- Born: November 11, 1924 New York City, United States
- Died: December 4/5, 2002 (age 78) Houston, Texas, United States
- Allegiance: United States
- Branch: U.S. Navy and U.S. Navy Reserve
- Service years: 1942-1976
- Rank: Lieutenant commander
- Conflicts: World War Two, Korean War, Cold War
- Awards: Navy Commendation Medal
- Other work: CIA officer, novelist, military historian, foreign affairs writer

= Donald R. Morris =

American novelist

Donald Robert Morris (November 11, 1924 - December 4/5, 2002) was an American naval officer, Central Intelligence Agency (CIA) officer, novelist, military historian, and foreign affairs writer. He joined the navy in 1942 and after World War Two studied electrical engineering at the United States Naval Academy. Morris served in the Korean War before joining the CIA in 1956, for whom he carried out anti-espionage duties in Berlin, Paris, Kinshasa and Vietnam. Morris had published a novel, China Station, in 1951 and in 1957 published Warm Bodies, based on his naval service; this was made into the film All Hands on Deck in 1961. In 1965 he published The Washing of the Spears, a history of the 1879 Anglo-Zulu War, a book he had worked on mainly during a five-year posting in Berlin. Morris retired from the CIA in 1972 and became a foreign affairs column writer for the Houston Post. He later published his own foreign affairs newsletter.

== Early life and career ==
Donald Morris was born in New York City on November 11, 1924, to S. Fred and Vera D. Morris. He attended Horace Mann School until 1942, when he joined the United States Navy. After the war, Morris entered the United States Naval Academy in Annapolis, Maryland. He graduated with a degree in electrical engineering in 1948. Morris stated that he was ranked first in his class for naval history, second for English, and 409th (out of 410) for electrical engineering. Morris served aboard several destroyers before attending the navy's Intelligence School and learning Russian. He earned two Korean War battle stars and a Navy Commendation Medal. In 1951, he published a novel China Station.

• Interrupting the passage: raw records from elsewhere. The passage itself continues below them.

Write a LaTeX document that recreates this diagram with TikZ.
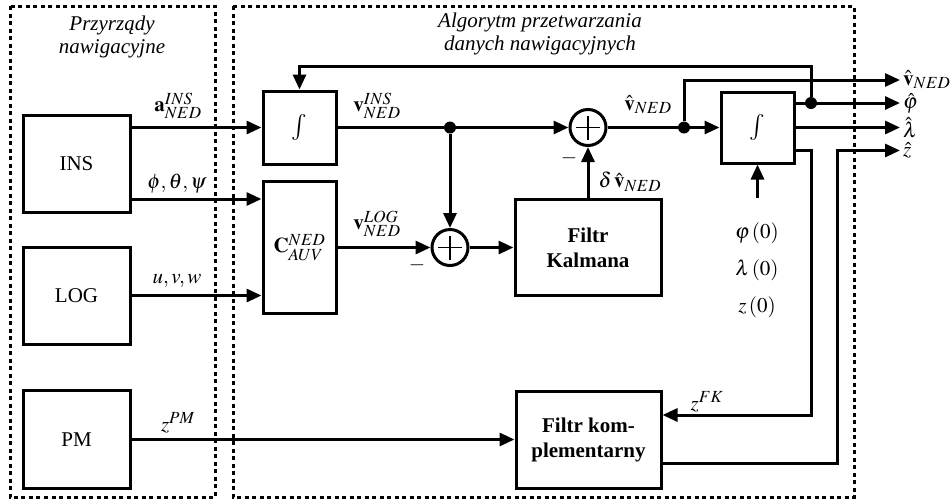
\documentclass[tikz,border=0pt]{standalone}
\usepackage{mathptmx}
\usepackage{fontspec}
\setmainfont{Liberation Serif}
\usetikzlibrary{arrows.meta}
\DeclareMathSizes{21}{21}{17}{14}
\tikzset{
  every node/.style={font=\fontsize{21}{25}\selectfont},
  blk/.style={draw, line width=3pt, inner sep=0pt, align=center},
  ln/.style={line width=3pt},
  arr/.style={line width=3pt, -{Triangle[length=15pt,width=13pt]}},
  dotbox/.style={line width=3pt, dash pattern=on 4pt off 3.5pt},
  sumn/.style={circle, draw, line width=3pt, minimum size=36pt, inner sep=0pt},
  lbl/.style={inner sep=0pt},
  dotn/.style={circle, fill, inner sep=0pt, minimum size=12pt},
  intn/.style={font=\fontsize{26}{30}\selectfont},
}
\begin{document}
\begin{tikzpicture}[x=1pt,y=-1pt]
\useasboundingbox (0,0) rectangle (951,499);
% dotted frames
\draw[dotbox] (10,6) rectangle (215,497);
\draw[dotbox] (233,6) rectangle (854,497);
\node[lbl, align=center, font=\fontsize{21}{23}\selectfont\itshape] (t1) at (112,37) {Przyrządy\\nawigacyjne};
\node[lbl, align=center, font=\fontsize{21}{23}\selectfont\itshape] (t2) at (540,34) {Algorytm przetwarzania\\danych nawigacyjnych};
% blocks
\node[blk, minimum width=107pt, minimum height=97pt] (ins) at (76.5,163.5) {INS};
\node[blk, minimum width=107pt, minimum height=97pt] (log) at (76.5,295.5) {LOG};
\node[blk, minimum width=107pt, minimum height=98pt] (pm) at (76.5,439.5) {PM};
\node[blk, intn, minimum width=73pt, minimum height=73pt] (int1) at (299.5,127.5) {$\int$};
\node[blk, minimum width=73pt, minimum height=132pt] (C) at (299.5,247.5) {$\mathbf{C}_{AUV}^{NED}$};
\node[sumn] (sum1) at (450,247.5) {};
\node[sumn] (sum2) at (588,127.5) {};
\draw[line width=1.3pt] (sum1) ++(-12,0) -- ++(24,0) (sum1) ++(0,-12) -- ++(0,24);
\draw[line width=1.3pt] (sum2) ++(-12,0) -- ++(24,0) (sum2) ++(0,-12) -- ++(0,24);
\node[blk, minimum width=146pt, minimum height=96pt, font=\fontsize{21}{25}\selectfont\bfseries] (kal) at (588,247.5) {Filtr\\Kalmana};
\node[blk, intn, minimum width=73pt, minimum height=71pt] (int2) at (757.5,127.5) {$\int$};
\node[blk, minimum width=145pt, minimum height=97pt, font=\fontsize{21}{25}\selectfont\bfseries] (fk) at (588.5,439.5) {Filtr kom-\\plementarny};
% junction dots and coordinates
\node[dotn] (d1) at (450,127.5) {};
\node[dotn] (d2) at (684,127.5) {};
\node[dotn] (d3) at (811,103) {};
\coordinate (o1) at (900,80);
\coordinate (o2) at (900,103);
\coordinate (o3) at (900,127.5);
\coordinate (o4) at (900,150.5);
\coordinate (fb) at (811,66);
\coordinate (zc) at (811,415);
\coordinate (fo) at (837,150.5);
\coordinate (ic) at (757.5,198);
% connectors
\draw[arr] (ins.east |- int1) -- (int1.west);
\draw[arr] (ins.east |- 0,199) -- (C.west |- 0,199);
\draw[arr] (log.east) -- (C.west |- log.east);
\draw[arr] (pm.east) -- (fk.west |- pm.east);
\draw[ln] (int1.east) -- (d1);
\draw[arr] (d1) -- (sum2.west);
\draw[arr] (d1) -- (sum1.north);
\draw[arr] (C.east) -- (sum1.west);
\draw[arr] (sum1.east) -- (kal.west);
\draw[arr] (kal.north) -- (sum2.south);
\draw[ln] (sum2.east) -- (d2);
\draw[arr] (d2) -- (int2.west);
\draw[arr] (d2) |- (o1);
\draw[arr] (int2.east |- d3) -- (o2);
\draw[arr] (d3) -- (fb) -| (int1.north);
\draw[arr] (int2.east) -- (o3);
\draw[arr] (int2.east |- 0,150) -| (zc) -- (zc -| fk.east);
\draw[arr] (fk.east |- 0,463) -| (fo) -- (o4);
\draw[arr] (ic) -- (int2.south);
% labels
\node[lbl] (la) at (178,106) {$\mathbf{a}_{NED}^{INS}$};
\node[lbl] (lp) at (177,184) {$\phi,\theta,\psi$};
\node[lbl] (lu) at (177,281) {$u,v,w$};
\node[lbl] (lz) at (178,423) {$z^{PM}$};
\node[lbl] (lv) at (377,106) {$\mathbf{v}_{NED}^{INS}$};
\node[lbl] (lg) at (377,224) {$\mathbf{v}_{NED}^{LOG}$};
\node[lbl] (m1) at (417,265) {$-$};
\node[lbl] (lh) at (648,105) {$\hat{\mathbf{v}}_{NED}$};
\node[lbl] (ld) at (630,182) {$\delta\,\hat{\mathbf{v}}_{NED}$};
\node[lbl] (m2) at (569,158) {$-$};
\node[lbl] (i1) at (757,233) {$\varphi\,(0)$};
\node[lbl] (i2) at (757,270) {$\lambda\,(0)$};
\node[lbl] (i3) at (757,307) {$z\,(0)$};
\node[lbl] (lf) at (707,402) {$z^{FK}$};
\node[lbl, anchor=west] (r1) at (903,80) {$\hat{\mathbf{v}}_{NED}$};
\node[lbl, anchor=west] (r2) at (903,103) {$\hat{\varphi}$};
\node[lbl, anchor=west] (r3) at (903,127.5) {$\hat{\lambda}$};
\node[lbl, anchor=west] (r4) at (903,150.5) {$\hat{z}$};
\end{tikzpicture}
\end{document}
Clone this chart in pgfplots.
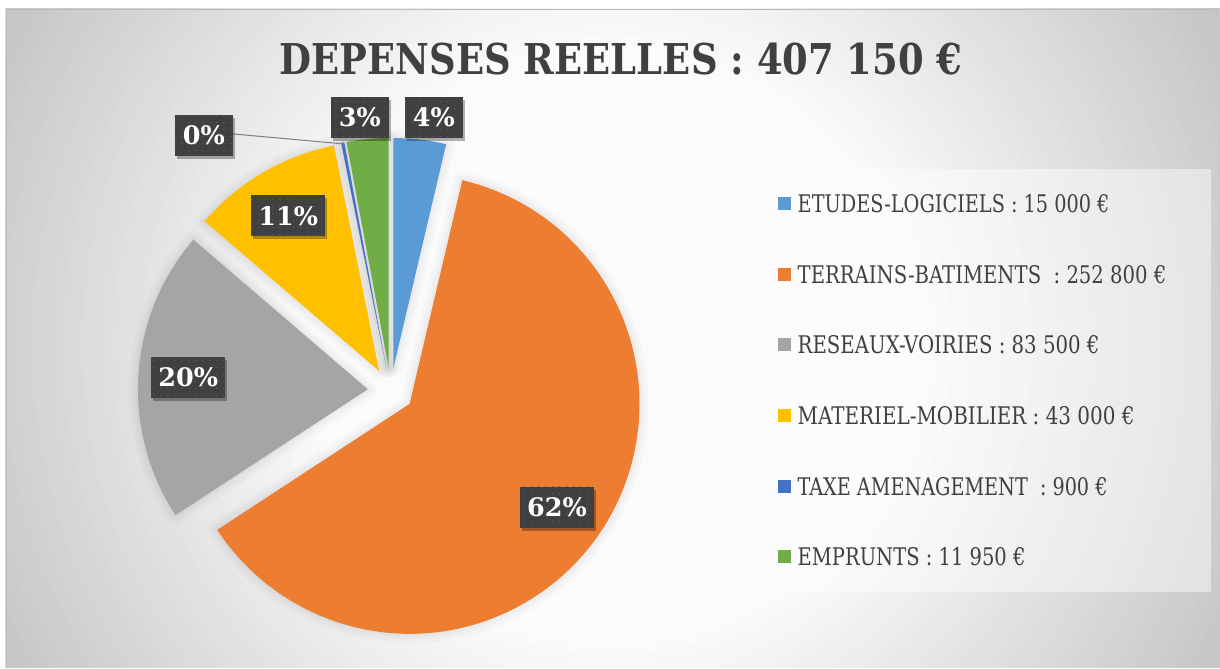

Morris joined the Central Intelligence Agency (CIA) in 1956, though he remained in the United States Navy Reserve, retiring as a lieutenant commander in 1972. Morris spent 17 years in the CIA serving mostly in a Soviet-facing antiespionage role. His service included a five-year stint in Berlin, including the period in which the Berlin Wall was constructed, and postings to Paris, Kinshasa, and Vietnam. In 1957, he published another novel, Warm Bodies, based on his wartime naval service. The work was adapted into the 1961 film All Hands on Deck.

== The Washing of the Spears ==
In 1955, Morris met author Ernest Hemingway in Cuba; the chance encounter gave him the idea of writing a history of the 1879 Anglo-Zulu War; it was published as The Washing of the Spears in 1965. Morris spent eight years writing the book, with the majority of the work being completed during his posting in Berlin. He carried out the research mainly by correspondence with British and South African museums and libraries. It became a standard reference work for later historians and has never been out of print, selling 200,000 copies in 17 languages. It was the first work to attempt to show the Zulu perspective of the war, and although Morris' understanding of that aspect was incomplete, led to his earning the respect of modern Zulu leaders. Historian Ian Knight regards the publication of The Washing of the Spears as marking the modern era of the study of the Anglo-Zulu War.

== Retirement and death ==
Morris lived in Houston, Texas, from 1972. He was a news analyst and writer on foreign affairs for the Houston Post from 1972 to 1989. In 1989, he founded the Trident Syndicate, which published its own foreign affairs periodical, the Donald R. Morris Newsletter, until 2002. Morris was also a commercial pilot and a certified flight instructor for instrument flight.

He was twice married and had four daughters and one son.

Morris died in Houston of complications from heart disease in December 2002; his New York Times death notice states December 4, but Knight's obituary states December 5. His papers, including manuscripts and correspondence, are held by the California Digital Library's Online Archive of California.